Furthermore, the law of God mandated circumcision, and yet through the intervention of St. Paul, and the acceptance of St. Peter at the Council of Jerusalem, the Church abrogated that which was a major sign of membership in the People of God. One would not have to become Jewish before becoming a Christian. The matter of transferring the Sabbath to the day that commemorated Christ’s resurrection would seem a far easier matter and there is no critical debate among believers. “He is a Jew who is one inwardly, and real circumcision is a matter of the heart, spiritual and not literal” (Romans 2:29). Of course, up until modern times, many Christians, and Catholics in particular, took both Saturday and Sunday as special days of rest to be with family and to reaffirm their commitment to God.

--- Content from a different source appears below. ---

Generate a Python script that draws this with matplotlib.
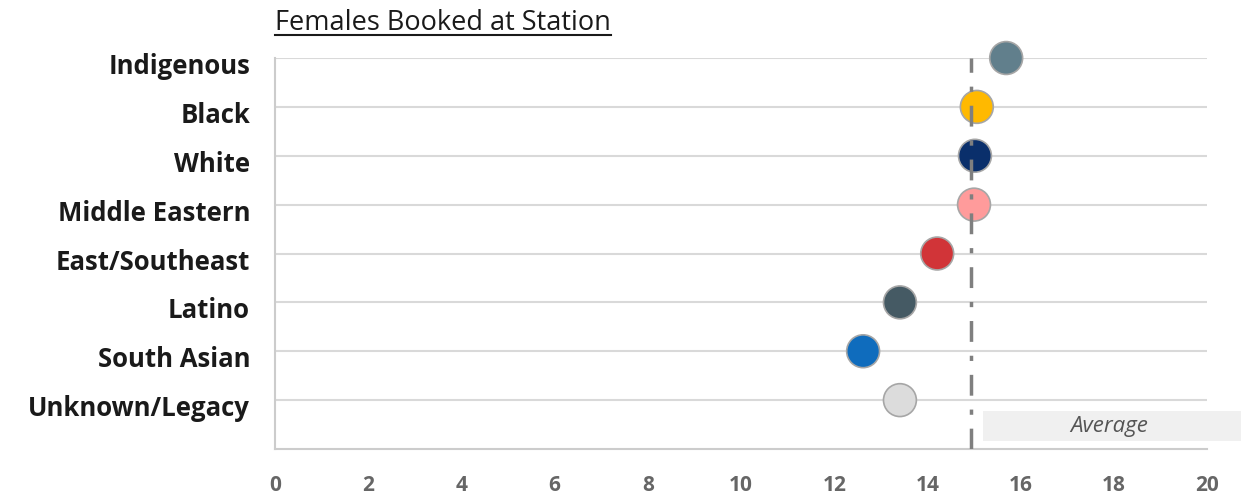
import matplotlib.pyplot as plt
import matplotlib.transforms as mtransforms
from matplotlib.lines import Line2D
from matplotlib.patches import Rectangle

categories = ["Indigenous", "Black", "White", "Middle Eastern",
              "East/Southeast", "Latino", "South Asian", "Unknown/Legacy"]
values = [15.69, 15.06, 15.02, 15.0, 14.21, 13.41, 12.62, 13.41]
colors = ["#617f8c", "#ffb900", "#0a2f6b", "#ff9b9b",
          "#d13438", "#455a64", "#0f6cbd", "#dcdcdc"]
average = 14.94
xticks = [0, 2, 4, 6, 8, 10, 12, 14, 16, 18, 20]

plt.rcParams['font.family'] = ['Open Sans', 'DejaVu Sans']

fig = plt.figure(figsize=(12.53, 4.98), dpi=100)
ax = fig.add_axes([0.2195, 0.0984, 0.9633 - 0.2195, 0.8835 - 0.0984])

ypos = list(range(len(categories)))

# horizontal gridlines per category
for y in ypos:
    ax.axhline(y, color="#d9d9d9", lw=1.5, zorder=0)

ax.scatter(values, ypos, s=560, c=colors, edgecolors="#a6a6a6",
           linewidths=1.2, zorder=3, clip_on=False)

# average reference line
ax.axvline(average, color="#7f7f7f", lw=2.5, linestyle=(0, (6, 4, 1.5, 4)),
           zorder=4)

# label box for the average line
ax.add_patch(Rectangle((15.19, 7.22), 5.55, 0.62, facecolor="#f0f0f0",
                       edgecolor="none", clip_on=False, zorder=1))
ax.text(17.9, 7.53, "Average", ha="center", va="center", fontsize=16,
        style="italic", color="#555555", zorder=2)

ax.set_xlim(0, 20)
ax.set_ylim(8, 0)
ax.set_xticks(xticks)
ax.set_xticklabels([str(t) for t in xticks], fontsize=15, fontweight="bold",
                   color="#666666")
ax.set_yticks(ypos)
ax.set_yticklabels(categories, fontsize=18.5, fontweight="bold", color="#1a1a1a")
ax.tick_params(axis="both", length=0)
ax.tick_params(axis="x", pad=19)
ax.tick_params(axis="y", pad=18)

# nudge category labels a little below their gridlines
shift = mtransforms.ScaledTranslation(0, -4 / 72, fig.dpi_scale_trans)
for lbl in ax.get_yticklabels():
    lbl.set_transform(lbl.get_transform() + shift)

for side in ["top", "right"]:
    ax.spines[side].set_visible(False)
for side in ["left", "bottom"]:
    ax.spines[side].set_color("#cccccc")
    ax.spines[side].set_linewidth(1.5)

# underlined title
title = fig.text(0.2195, 0.954, "Females Booked at Station", ha="left",
                 va="center", fontsize=19.5, color="#1a1a1a")
fig.canvas.draw()
bb = title.get_window_extent().transformed(fig.transFigure.inverted())
fig.add_artist(Line2D([bb.x0, bb.x1], [bb.y0 + 0.004, bb.y0 + 0.004],
                      color="#1a1a1a", lw=1.5, transform=fig.transFigure))

fig.savefig("out.png", dpi=100)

Many Catholics attend the Saturday night anticipatory Mass for Sunday. The Neocatechumenal Way, a religious association in the Church for post-baptismal catechesis, celebrates its liturgies ONLY on the Saturday Hebrew Sabbath. A menorah candle burns on the altar and the congregation dances the Jewish Mishnah around the altar at the end of the liturgy. They pledge obedience to the Pope and function entirely within the good graces of the Roman Catholic Church. They have so many vocations that they operate a number of their own seminaries, including a notable one in New Jersey. Thus, one could say that there is a growing restoration of the ancient Hebrew elements and the significance of the Jewish Sabbath, particularly as blended to the resurrection theme so very important on Sunday.